*OBJECTIVE*: Restate the listing that follows word for word, without its pictures.

*SUPPLIED DATA*:
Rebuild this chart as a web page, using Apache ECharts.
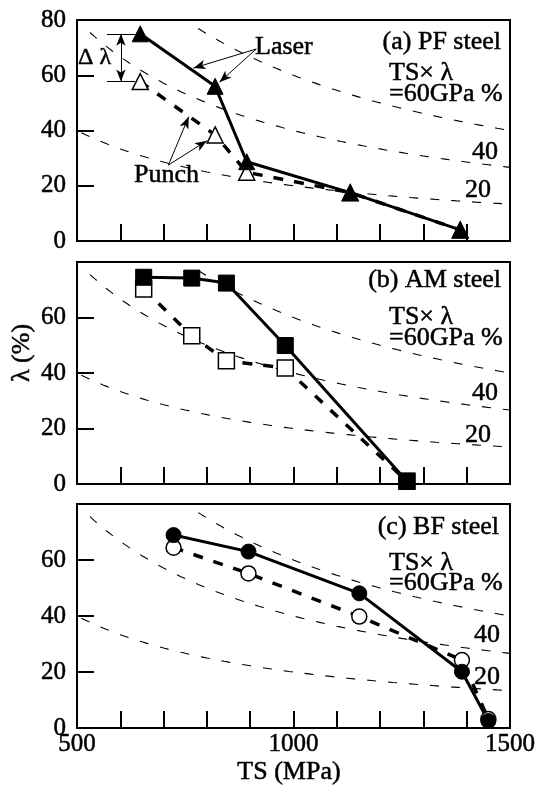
<!DOCTYPE html>
<html>
<head>
<meta charset="utf-8">
<script src="https://cdn.jsdelivr.net/npm/echarts@6/dist/echarts.min.js"></script>
<style>
  html, body { margin: 0; padding: 0; background: #fff; }
  #main { width: 542px; height: 794px; }
</style>
</head>
<body>
<div id="main"></div>
<script>
// (a) PF steel
var TS_A = [646, 819, 892, 1131, 1385];
var LAMBDA_A_LASER = [75, 56, 28.7, 17.5, 4];
var LAMBDA_A_PUNCH = [57.7, 38.4, 24.9, 17.5, 4];
// (b) AM steel
var TS_B = [654, 765, 845, 981, 1262];
var LAMBDA_B_LASER = [74.5, 74.2, 72.4, 49.9, 1];
var LAMBDA_B_PUNCH = [70.3, 53.4, 44.4, 41.8, 1];
// (c) BF steel
var TS_C = [723, 896, 1152, 1389, 1450];
var LAMBDA_C_LASER = [68.9, 63, 48.1, 20.1, 2.5];
var LAMBDA_C_PUNCH = [64.4, 55.2, 39.8, 24.3, 3.2];

// TS x lambda = const (GPa %) guide curves
var ISO_LEVELS = [20, 40, 60];
var ISO_TS_START = [510, 530, 780];

var X_TICKS = [500, 1000, 1500];
var Y_TICKS = [0, 20, 40, 60, 80];

var chartDom = document.getElementById("main");
var myChart = echarts.init(chartDom, null, { renderer: "canvas" });

var FONT = "Liberation Serif";
var panelTops = [20, 262, 504];
var panelHeights = [221, 222, 224];

function pairs(xs, ys) {
    var out = [];
    for (var i = 0; i < xs.length; i++) out.push([xs[i], ys[i]]);
    return out;
}

function isoCurve(level, start) {
    var pts = [];
    for (var ts = start; ts <= 1500; ts += 10) {
        pts.push([ts, (level * 1000) / ts]);
    }
    return pts;
}

var grids = [], xAxes = [], yAxes = [], series = [];
for (var p = 0; p < 3; p++) {
    grids.push({
        left: 77, right: 32, top: panelTops[p], height: panelHeights[p],
        show: true, borderColor: "#000", borderWidth: 2, backgroundColor: "transparent",
    });
    xAxes.push({
        type: "value", gridIndex: p, min: 500, max: 1500, interval: 100,
        axisLine: { lineStyle: { color: "#000", width: 2 } },
        axisTick: { inside: true, length: 17, lineStyle: { color: "#000", width: 2 } },
        axisLabel: {
            show: p === 2, margin: 4, color: "#000", fontFamily: FONT, fontSize: 25,
            textBorderColor: "#000", textBorderWidth: 0.5,
            formatter: function (v) { return X_TICKS.indexOf(v) >= 0 ? String(v) : ""; },
        },
        splitLine: { show: false },
    });
    yAxes.push({
        type: "value", gridIndex: p, min: 0, max: 80, interval: 20,
        axisLine: { lineStyle: { color: "#000", width: 2 } },
        axisTick: { inside: true, length: 17, lineStyle: { color: "#000", width: 2 } },
        axisLabel: {
            margin: 11, color: "#000", fontFamily: FONT, fontSize: 25,
            textBorderColor: "#000", textBorderWidth: 0.5,
            showMaxLabel: p === 0,
            formatter: function (v) { return Y_TICKS.indexOf(v) >= 0 ? String(v) : ""; },
        },
        splitLine: { show: false },
    });
    for (var k = 0; k < ISO_LEVELS.length; k++) {
        series.push({
            type: "line", xAxisIndex: p, yAxisIndex: p, silent: true,
            data: isoCurve(ISO_LEVELS[k], ISO_TS_START[k]),
            showSymbol: false, smooth: false,
            lineStyle: { color: "#000", width: 1.1, type: [9, 12] },
        });
    }
}

var panels = [
    { ts: TS_A, laser: LAMBDA_A_LASER, punch: LAMBDA_A_PUNCH, sym: "triangle", size: 16 },
    { ts: TS_B, laser: LAMBDA_B_LASER, punch: LAMBDA_B_PUNCH, sym: "rect", size: 16 },
    { ts: TS_C, laser: LAMBDA_C_LASER, punch: LAMBDA_C_PUNCH, sym: "circle", size: 15 },
];

panels.forEach(function (pn, p) {
    series.push({
        name: "Punch", type: "line", xAxisIndex: p, yAxisIndex: p, clip: false,
        data: pairs(pn.ts, pn.punch),
        symbol: pn.sym, symbolSize: pn.size,
        itemStyle: { color: "#fff", borderColor: "#000", borderWidth: 1.5 },
        lineStyle: { color: "#000", width: 3.5, type: [10, 11] },
    });
    var laser = {
        name: "Laser", type: "line", xAxisIndex: p, yAxisIndex: p, clip: false,
        data: pairs(pn.ts, pn.laser),
        symbol: pn.sym, symbolSize: pn.size,
        itemStyle: { color: "#000", borderColor: "#000", borderWidth: 1 },
        lineStyle: { color: "#000", width: 3 },
    };
    if (p === 0) {
        laser.markLine = {
            silent: true, animation: false,
            symbol: ["none", "arrow"], symbolSize: [7, 12],
            label: { show: false },
            lineStyle: { color: "#000", width: 1, type: "solid" },
            data: [
                [{ coord: [914, 69.5] }, { coord: [769, 62.6] }],
                [{ coord: [914, 69.5] }, { coord: [829, 57.5] }],
                [{ coord: [711, 27.5] }, { coord: [758, 45] }],
                [{ coord: [711, 27.5] }, { coord: [800, 36.3] }],
                [{ coord: [569, 75], symbol: "none" }, { coord: [636, 75], symbol: "none" }],
                [{ coord: [569, 57.7], symbol: "none" }, { coord: [634, 57.7], symbol: "none" }],
                [{ coord: [601.5, 57.7], symbol: "arrow" }, { coord: [601.5, 75], symbol: "arrow" }],
            ],
        };
    }
    series.push(laser);
});

function txt(x, y, s, align, size) {
    return {
        type: "text", x: x, y: y, z: 10, silent: true,
        style: {
            text: s, fill: "#000", fontFamily: FONT, fontSize: size || 26,
            stroke: "#000", lineWidth: 0.5,
            align: align || "left", verticalAlign: "middle",
        },
    };
}

var graphics = [
    // panel a
    txt(501, 42, "(a) PF steel", "right"),
    txt(389, 73, "TS\u00d7 \u03bb"),
    txt(389, 94, "=60GPa %"),
    txt(498, 152, "40", "right"),
    txt(491, 190, "20", "right"),
    txt(255, 47, "Laser"),
    txt(134, 175, "Punch"),
    txt(78, 58, "\u0394 \u03bb", "left", 24),
    // panel b
    txt(501, 280, "(b) AM steel", "right"),
    txt(389, 317, "TS\u00d7 \u03bb"),
    txt(389, 338, "=60GPa %"),
    txt(498, 393, "40", "right"),
    txt(491, 435, "20", "right"),
    // panel c
    txt(499, 527, "(c) BF steel", "right"),
    txt(389, 563, "TS\u00d7 \u03bb"),
    txt(389, 583, "=60GPa %"),
    txt(500, 635, "40", "right"),
    txt(500, 677, "20", "right"),
    // axis names
    txt(289, 772, "TS (MPa)", "center", 26),
    {
        type: "text", x: 22, y: 353, rotation: Math.PI / 2, z: 10, silent: true,
        style: {
            text: "\u03bb (%)", fill: "#000", fontFamily: FONT, fontSize: 26,
            stroke: "#000", lineWidth: 0.5,
            align: "center", verticalAlign: "middle",
        },
    },
];

var option = {
    animation: false,
    backgroundColor: "#fff",
    textStyle: { fontFamily: FONT },
    grid: grids,
    xAxis: xAxes,
    yAxis: yAxes,
    series: series,
    graphic: graphics,
};

option && myChart.setOption(option);
</script>
</body>
</html>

*OUTPUT OF THE TASK*:
Rebuild this chart as a web page, using Apache ECharts.
<!DOCTYPE html>
<html>
<head>
<meta charset="utf-8">
<script src="https://cdn.jsdelivr.net/npm/echarts@6/dist/echarts.min.js"></script>
<style>
  html, body { margin: 0; padding: 0; background: #fff; }
  #main { width: 542px; height: 794px; }
</style>
</head>
<body>
<div id="main"></div>
<script>
// (a) PF steel
var TS_A = [646, 819, 892, 1131, 1385];
var LAMBDA_A_LASER = [75, 56, 28.7, 17.5, 4];
var LAMBDA_A_PUNCH = [57.7, 38.4, 24.9, 17.5, 4];
// (b) AM steel
var TS_B = [654, 765, 845, 981, 1262];
var LAMBDA_B_LASER = [74.5, 74.2, 72.4, 49.9, 1];
var LAMBDA_B_PUNCH = [70.3, 53.4, 44.4, 41.8, 1];
// (c) BF steel
var TS_C = [723, 896, 1152, 1389, 1450];
var LAMBDA_C_LASER = [68.9, 63, 48.1, 20.1, 2.5];
var LAMBDA_C_PUNCH = [64.4, 55.2, 39.8, 24.3, 3.2];

// TS x lambda = const (GPa %) guide curves
var ISO_LEVELS = [20, 40, 60];
var ISO_TS_START = [510, 530, 780];

var X_TICKS = [500, 1000, 1500];
var Y_TICKS = [0, 20, 40, 60, 80];

var chartDom = document.getElementById("main");
var myChart = echarts.init(chartDom, null, { renderer: "canvas" });

var FONT = "Liberation Serif";
var panelTops = [20, 262, 504];
var panelHeights = [221, 222, 224];

function pairs(xs, ys) {
    var out = [];
    for (var i = 0; i < xs.length; i++) out.push([xs[i], ys[i]]);
    return out;
}

function isoCurve(level, start) {
    var pts = [];
    for (var ts = start; ts <= 1500; ts += 10) {
        pts.push([ts, (level * 1000) / ts]);
    }
    return pts;
}

var grids = [], xAxes = [], yAxes = [], series = [];
for (var p = 0; p < 3; p++) {
    grids.push({
        left: 77, right: 32, top: panelTops[p], height: panelHeights[p],
        show: true, borderColor: "#000", borderWidth: 2, backgroundColor: "transparent",
    });
    xAxes.push({
        type: "value", gridIndex: p, min: 500, max: 1500, interval: 100,
        axisLine: { lineStyle: { color: "#000", width: 2 } },
        axisTick: { inside: true, length: 17, lineStyle: { color: "#000", width: 2 } },
        axisLabel: {
            show: p === 2, margin: 4, color: "#000", fontFamily: FONT, fontSize: 25,
            textBorderColor: "#000", textBorderWidth: 0.5,
            formatter: function (v) { return X_TICKS.indexOf(v) >= 0 ? String(v) : ""; },
        },
        splitLine: { show: false },
    });
    yAxes.push({
        type: "value", gridIndex: p, min: 0, max: 80, interval: 20,
        axisLine: { lineStyle: { color: "#000", width: 2 } },
        axisTick: { inside: true, length: 17, lineStyle: { color: "#000", width: 2 } },
        axisLabel: {
            margin: 11, color: "#000", fontFamily: FONT, fontSize: 25,
            textBorderColor: "#000", textBorderWidth: 0.5,
            showMaxLabel: p === 0,
            formatter: function (v) { return Y_TICKS.indexOf(v) >= 0 ? String(v) : ""; },
        },
        splitLine: { show: false },
    });
    for (var k = 0; k < ISO_LEVELS.length; k++) {
        series.push({
            type: "line", xAxisIndex: p, yAxisIndex: p, silent: true,
            data: isoCurve(ISO_LEVELS[k], ISO_TS_START[k]),
            showSymbol: false, smooth: false,
            lineStyle: { color: "#000", width: 1.1, type: [9, 12] },
        });
    }
}

var panels = [
    { ts: TS_A, laser: LAMBDA_A_LASER, punch: LAMBDA_A_PUNCH, sym: "triangle", size: 16 },
    { ts: TS_B, laser: LAMBDA_B_LASER, punch: LAMBDA_B_PUNCH, sym: "rect", size: 16 },
    { ts: TS_C, laser: LAMBDA_C_LASER, punch: LAMBDA_C_PUNCH, sym: "circle", size: 15 },
];

panels.forEach(function (pn, p) {
    series.push({
        name: "Punch", type: "line", xAxisIndex: p, yAxisIndex: p, clip: false,
        data: pairs(pn.ts, pn.punch),
        symbol: pn.sym, symbolSize: pn.size,
        itemStyle: { color: "#fff", borderColor: "#000", borderWidth: 1.5 },
        lineStyle: { color: "#000", width: 3.5, type: [10, 11] },
    });
    var laser = {
        name: "Laser", type: "line", xAxisIndex: p, yAxisIndex: p, clip: false,
        data: pairs(pn.ts, pn.laser),
        symbol: pn.sym, symbolSize: pn.size,
        itemStyle: { color: "#000", borderColor: "#000", borderWidth: 1 },
        lineStyle: { color: "#000", width: 3 },
    };
    if (p === 0) {
        laser.markLine = {
            silent: true, animation: false,
            symbol: ["none", "arrow"], symbolSize: [7, 12],
            label: { show: false },
            lineStyle: { color: "#000", width: 1, type: "solid" },
            data: [
                [{ coord: [914, 69.5] }, { coord: [769, 62.6] }],
                [{ coord: [914, 69.5] }, { coord: [829, 57.5] }],
                [{ coord: [711, 27.5] }, { coord: [758, 45] }],
                [{ coord: [711, 27.5] }, { coord: [800, 36.3] }],
                [{ coord: [569, 75], symbol: "none" }, { coord: [636, 75], symbol: "none" }],
                [{ coord: [569, 57.7], symbol: "none" }, { coord: [634, 57.7], symbol: "none" }],
                [{ coord: [601.5, 57.7], symbol: "arrow" }, { coord: [601.5, 75], symbol: "arrow" }],
            ],
        };
    }
    series.push(laser);
});

function txt(x, y, s, align, size) {
    return {
        type: "text", x: x, y: y, z: 10, silent: true,
        style: {
            text: s, fill: "#000", fontFamily: FONT, fontSize: size || 26,
            stroke: "#000", lineWidth: 0.5,
            align: align || "left", verticalAlign: "middle",
        },
    };
}

var graphics = [
    // panel a
    txt(501, 42, "(a) PF steel", "right"),
    txt(389, 73, "TS\u00d7 \u03bb"),
    txt(389, 94, "=60GPa %"),
    txt(498, 152, "40", "right"),
    txt(491, 190, "20", "right"),
    txt(255, 47, "Laser"),
    txt(134, 175, "Punch"),
    txt(78, 58, "\u0394 \u03bb", "left", 24),
    // panel b
    txt(501, 280, "(b) AM steel", "right"),
    txt(389, 317, "TS\u00d7 \u03bb"),
    txt(389, 338, "=60GPa %"),
    txt(498, 393, "40", "right"),
    txt(491, 435, "20", "right"),
    // panel c
    txt(499, 527, "(c) BF steel", "right"),
    txt(389, 563, "TS\u00d7 \u03bb"),
    txt(389, 583, "=60GPa %"),
    txt(500, 635, "40", "right"),
    txt(500, 677, "20", "right"),
    // axis names
    txt(289, 772, "TS (MPa)", "center", 26),
    {
        type: "text", x: 22, y: 353, rotation: Math.PI / 2, z: 10, silent: true,
        style: {
            text: "\u03bb (%)", fill: "#000", fontFamily: FONT, fontSize: 26,
            stroke: "#000", lineWidth: 0.5,
            align: "center", verticalAlign: "middle",
        },
    },
];

var option = {
    animation: false,
    backgroundColor: "#fff",
    textStyle: { fontFamily: FONT },
    grid: grids,
    xAxis: xAxes,
    yAxis: yAxes,
    series: series,
    graphic: graphics,
};

option && myChart.setOption(option);
</script>
</body>
</html>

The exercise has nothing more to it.